Telah menjadi tradisi bahwa menjelang lebaran hari raya ‘Idul
Fitri, kebanyakan orang yang merantau pulang kampung kelahirannya. Sebagiannya
kembali menjelang hari raya. Kadang-kadang di tempat tinggalnya, ia telah
menunaikan zakat fitrah. Namun sebelum malam lebaran tiba, ia telah berangkat
menuju kampung kelahirannya sehingga saat berbuka puasa hari terakhir ia tidak
lagi berada di tempat domisili ia membayar zakat fitrah. Yang menjadi
pertanyaan, apakah fitrahnya tersebut sah dan tidak perlu mengulangi lagi
dikampung kelahirannya?, Sementara pada saat wajib zakat fitrah (mendapati dua ujung
bulan, yaitu akhir bulan Ramadhan dan awal bulan Syawal) ia tidak berada lagi di
tempat pembayaran zakat fitrah tersebut, akan tetapi sudah berada di perjalanan
pulang kampung atau sudah sampai dikampung kelahirannya, alias zakat tersebut
dibayar sebelum tiba waktu kewajibannya.
Jawaban
Untuk menjawab persoalan di atas, kita simak nash kitab ulama
berikut ini:
1.  Pengarang I’anah al-Thalibin mengatakan:
وفي إجزاء المعجل عند غيبة المال أو
الآخذ عن بلد الوجوب وقته خلاف فقال حجر لا يجزئه لعدم الأهلية وقت الوجوب وقال م
ر يجزئه
Dalam hal
memadai zakat yang disegerakan ketika jauh harta atau pengambilnya dari balad
wajib pada waktu wajib ada terjadi khilafiyah. Ibnu Hajar mengatakan, tidak
memadai karena bukan ahlinya pada waktu wajib. Al-Ramli mengatakan memadai.
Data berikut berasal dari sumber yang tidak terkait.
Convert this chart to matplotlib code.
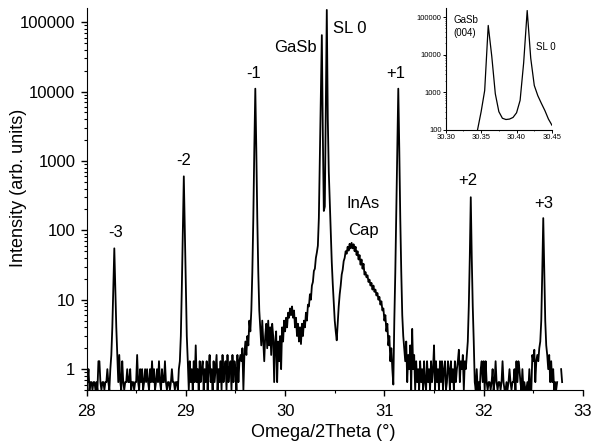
import numpy as np
import matplotlib.pyplot as plt
from matplotlib.ticker import LogLocator, NullFormatter, MultipleLocator

plt.rcParams['font.family'] = ['Liberation Sans', 'DejaVu Sans']

# main omega/2theta scan, 0.01 deg steps from 28.00
scan_start = 28.0
scan_step = 0.01
intensity = [
    0.65, 0.65, 1.0, 0.5, 0.65, 0.65, 0.5, 0.65, 0.65, 0.5, 0.65, 0.5, 1.3, 1.3, 0.65, 0.5, 0.65, 0.65, 0.5, 0.65,  # 28.00
    0.65, 1.0, 0.65, 0.5, 1.0, 1.6, 4, 15, 55, 15, 4, 1.6, 0.65, 1.6, 0.65, 0.5, 1.3, 0.65, 0.5, 0.65,  # 28.20
    0.65, 1.0, 0.65, 0.65, 1.0, 0.5, 0.65, 0.65, 0.5, 0.65, 0.65, 1.6, 0.65, 0.5, 1.0, 0.65, 1.0, 0.5, 0.65, 1.0,  # 28.40
    0.65, 1.0, 0.65, 0.5, 1.0, 0.65, 1.3, 0.65, 1.0, 0.5, 0.65, 1.0, 0.65, 1.3, 0.65, 0.5, 1.0, 0.65, 0.65, 1.3,  # 28.60
    0.65, 0.5, 0.65, 0.65, 0.5, 0.65, 1.0, 0.65, 0.65, 0.5, 0.65, 0.65, 0.5, 1.0, 1.3, 3, 15, 100, 600, 100,  # 28.80
    15, 3, 1.3, 0.5, 1.3, 0.65, 1.0, 0.5, 1.3, 0.65, 2.2, 0.65, 1.0, 0.5, 1.3, 0.65, 1.0, 1.3, 0.5, 1.0,  # 29.00
    0.65, 1.3, 0.5, 1.0, 1.6, 0.65, 1.0, 0.5, 1.3, 0.65, 1.0, 1.6, 0.5, 1.0, 0.65, 1.3, 0.5, 1.6, 0.65, 1.0,  # 29.20
    1.3, 0.5, 1.6, 0.65, 1.0, 1.3, 0.5, 1.6, 0.65, 1.3, 1.0, 0.5, 1.6, 0.65, 1.3, 1.6, 1.3, 2.0, 0.5, 1.6,  # 29.40
    2.5, 1.6, 3, 2.2, 5, 3.5, 7, 25, 150, 1500, 11000, 1500, 150, 25, 7, 4, 2.2, 5, 2.5, 1.3,  # 29.60
    3, 4.5, 2, 5, 2.2, 4, 1.6, 4.5, 3, 0.65, 2.5, 3.5, 0.65, 2.5, 1.3, 3, 1.0, 4, 2.5, 5,  # 29.80
    3.5, 5.5, 4, 6.5, 5.5, 7.5, 6, 8, 5.5, 7, 4, 5.5, 3, 4.5, 2.5, 4, 2.3, 4.5, 3, 5,  # 30.00
    4, 6.5, 5, 8.5, 8, 12, 10, 16, 18, 26, 28, 40, 48, 60, 150, 1200, 10000, 65000, 2500, 190,  # 30.20
    220, 5000, 150000, 4000, 700, 250, 90, 35, 17, 9, 5, 3.5, 2.6, 4.5, 8, 12, 16, 23, 27, 36,  # 30.40
    40, 50, 46, 58, 51, 64, 55, 66, 55, 63, 50, 58, 44, 50, 38, 44, 32, 38, 28, 33,  # 30.60
    23, 25, 21, 22.5, 18, 19.5, 16, 17.5, 14, 16, 13, 14, 11.5, 12.5, 10, 11, 8.5, 9.5, 7, 7.5,  # 30.80
    5, 6, 3.5, 4.5, 2.2, 3, 1.3, 2, 1.0, 0.6, 5, 25, 200, 1800, 11000, 1500, 150, 25, 6, 3,  # 31.00
    2, 1.3, 2.5, 0.65, 1.6, 1.0, 2.2, 0.5, 3.8, 1.0, 1.6, 0.5, 1.3, 0.65, 1.0, 0.5, 1.3, 0.65, 1.0, 0.5,  # 31.20
    1.3, 0.65, 0.5, 1.3, 0.65, 1.0, 0.5, 1.3, 0.65, 1.0, 2.2, 0.5, 1.3, 0.65, 1.0, 0.5, 1.3, 0.65, 1.3, 0.5,  # 31.40
    1.0, 1.3, 0.5, 0.65, 1.3, 1.0, 0.5, 1.3, 0.65, 1.0, 0.5, 1.3, 0.65, 1.0, 1.3, 1.9, 0.65, 1.3, 1.0, 1.6,  # 31.60
    0.5, 1.3, 1.0, 1.6, 2.5, 8, 40, 300, 40, 8, 2.5, 0.65, 0.5, 1.0, 0.5, 0.65, 0.5, 1.0, 1.3, 0.65,  # 31.80
    1.3, 0.5, 1.3, 0.65, 0.5, 0.65, 0.65, 0.5, 0.65, 1.0, 0.5, 0.65, 1.3, 0.65, 0.5, 0.65, 0.65, 0.5, 0.65, 1.3,  # 32.00
    0.65, 0.5, 0.5, 0.65, 0.5, 0.65, 1.0, 0.65, 0.5, 0.65, 0.65, 1.0, 0.5, 1.3, 0.65, 1.3, 1.0, 0.65, 0.5, 1.0,  # 32.20
    0.5, 0.65, 0.5, 0.5, 0.65, 0.5, 1.0, 0.5, 0.5, 1.6, 1.3, 1.9, 0.65, 1.3, 1.6, 1.3, 2.0, 2.5, 5, 25,  # 32.40
    150, 25, 5, 2.2, 1.6, 1.0, 1.6, 0.65, 1.3, 0.65, 1.0, 0.5, 0.65, 0.5, 0.65, np.nan, 0.65, np.nan, 1.0, 0.65,  # 32.60
]

# inset: zoom on GaSb (004) and SL 0
inset_x = [30.345, 30.350, 30.355, 30.360, 30.365, 30.370, 30.375, 30.380, 30.385, 30.390, 30.395,
           30.400, 30.405, 30.410, 30.415, 30.420, 30.425, 30.430, 30.435, 30.440, 30.445, 30.450]
inset_y = [100, 300, 1100, 60000, 9000, 900, 300, 200, 185, 190, 210,
           280, 600, 6000, 150000, 8000, 1500, 800, 500, 320, 190, 130]

# peak labels (text, x, y)
peak_labels = [("-3", 28.29, 94), ("-2", 28.98, 1000), ("-1", 29.68, 18000),
               ("GaSb", 30.10, 43000), ("SL 0", 30.65, 80000), ("+1", 31.11, 18000),
               ("+2", 31.84, 520), ("+3", 32.60, 245),
               ("InAs", 30.79, 240), ("Cap", 30.79, 100)]

x = scan_start + scan_step * np.arange(len(intensity))
y = np.array(intensity, dtype=float)

fig = plt.figure(figsize=(5.97, 4.41), dpi=100)
ax = fig.add_axes([0.1449, 0.1156, 0.8316, 0.8663])
ax.plot(x, y, color='black', lw=1.3)
ax.set_yscale('log')
ax.set_xlim(28, 33)
ax.set_ylim(0.5, 1.6e5)

yt = [1, 10, 100, 1000, 10000, 100000]
ax.set_yticks(yt, [str(v) for v in yt])
ax.yaxis.set_minor_locator(LogLocator(base=10, subs=np.arange(2, 10)))
ax.yaxis.set_minor_formatter(NullFormatter())
ax.set_xticks([28, 29, 30, 31, 32, 33])
ax.xaxis.set_minor_locator(MultipleLocator(0.5))

for s in ['top', 'right']:
    ax.spines[s].set_visible(False)
ax.tick_params(which='major', direction='out', length=4, width=1, labelsize=12, pad=4)
ax.tick_params(which='minor', direction='out', length=2.5, width=0.8)
ax.tick_params(axis='x', which='major', pad=6)

ax.set_xlabel("Omega/2Theta (°)", fontsize=13)
ax.set_ylabel("Intensity (arb. units)", fontsize=13)
ax.xaxis.set_label_coords(0.477, -0.088)
ax.yaxis.set_label_coords(-0.12, 0.53)

for txt, tx, ty in peak_labels:
    ax.text(tx, ty, txt, fontsize=12, ha='center', va='center')

ins = fig.add_axes([0.7466, 0.7063, 0.178, 0.2755])
ins.plot(inset_x, inset_y, color='black', lw=0.9)
ins.set_yscale('log')
ins.set_xlim(30.30, 30.45)
ins.set_ylim(100, 1.75e5)
ins.set_xticks([30.30, 30.35, 30.40, 30.45], ["30.30", "30.35", "30.40", "30.45"])
ins.xaxis.set_minor_locator(MultipleLocator(0.025))
it = [100, 1000, 10000, 100000]
ins.set_yticks(it, [str(v) for v in it])
ins.yaxis.set_minor_locator(LogLocator(base=10, subs=np.arange(2, 10)))
ins.yaxis.set_minor_formatter(NullFormatter())
for s in ['top', 'right']:
    ins.spines[s].set_visible(False)
ins.patch.set_alpha(0)
ins.tick_params(which='major', direction='out', length=2, width=0.7, labelsize=5.5, pad=1)
ins.tick_params(which='minor', direction='out', length=1, width=0.5)
ins.text(30.3107, 83000, "GaSb", fontsize=7, ha='left', va='center')
ins.text(30.3107, 37000, "(004)", fontsize=7, ha='left', va='center')
ins.text(30.4274, 16000, "SL 0", fontsize=7, ha='left', va='center')

fig.savefig("out.png", dpi=100)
(I’anah al-Thalibin:II/210)
2.    Dalam Hasyiah ‘Ali Syiban al-Malasi dijelaskan: 
)قوله : كما اعتمده الوالد ) وهل يجري
ذلك في البدن في الفطرة حتى لو عجل الفطرة ثم كان عند الوجوب في بلد آخر أجزأ أو
لا ولا بد من الإخراج ثانيا إذا كان عند الوجوب ببلد آخر فيه نظر ا هـ سم على حج
.والأقرب الأول للعلة المذكورة في كلام الشارح فإن قضيتها أنه لا فرق بين زكاة
المال والبدن
(Perkataan
pengarang: sebagaimana yang dimuktamadkan oleh al-Waliid), apakah berlaku
demikian pada badan pada zakat fitrah, sehingga kalau seseorang menyegerakan
fitrah kemudian pada saat wajib dia berada di balad lain, apakah memadai atau
tidak dan diharuskan mengeluarkan lagi pada kali kedua apabila dia berada di
balad lain pada waktu wajib. Dalam hal ini ada tinjauan. Demikian Ibnu
al-Qasim‘ala Ibnu Hajar. Yang mendekati adalah yang pertama, karena illah yang
telah disebutkan dalam kalam Syarih. Dan mafhumnya tidak beda antara zakat
harta dan zakat badan. (Hasyiah ‘Ali Syibran al-Malasi ‘ala NIhayah al-Muhtaj:
III/143)
3.    Dalam kitab Ismadul `Ainaini fi Ba`dh Ikhtilaf asy-Syaikhaini Ibn
Hajar al-Haitamy wa Syamsuddin al-Ramli dijelaskan:
)مسألة(.لو غاب المالك او الآخذ
عن بلد الوجوب لم يجز المعجل عند حج خلافا لمر. قال الشرقاوى قرر الحفني ان غيبة
الدافع لاتضر فى زكاة الفطر ولو مات المدفوع له مثلا لزم المالك الدفع ثانيا ولا
يجزئ دفع المعجل لغير مستحق وقت القبض وان استحقه وقت الوجوب اهــ
(Masalah);
kalau jauh pemilik atau pengambil zakat dari balad wajib, maka tidak memadai
zakat yang disegerakan menurut Ibnu Hajar al-Haitamiy. Ini khilaf dari pendapat
al-Ramli. Al-Syarqawiy mengatakan al-Hufniy menetapkan bahwa jauh si pemberi
zakat tidak mudharat pada zakat fitrah. Jikalau mati orang yg sudah diberikan
(misalnya), maka wajib si pemilik memberikan lagi pada kali kedua. Dan tidak
memadai pemberian yang disegerakan bagi bukan yang berhak pada waktu qabazh,
meskipun berhak pada wajib. (Ismadul `Ainaini fi Ba`dh Ikhtilaf asy-Syaikhaini
Ibn Hajar al-Haitamy wa Syams Ramli (Hasmisy bersama Bughyah al-Mustarsyidin):
51) 
Berdasarkan rujukan kitab di atas, maka dapat simpulkan bahwa
terjadi khilafiyah di antara ulama mutaakhirin mazhab Syafi’i. Ibnu Hajar
al-Haitamiy berpendapat zakat tersebut tidak sah. Karena itu wajib diulangi kembali
ketika orang tersebut berada dikampung kelahirannya. Adapun Imam al-Ramli
berpendapat sebaliknya, yaitu zakat fitrah yang sudah pernah diberikan kepada
mustahiqnya ditempat tinggalnya sudah memadai sebagai zakat fitrahnya.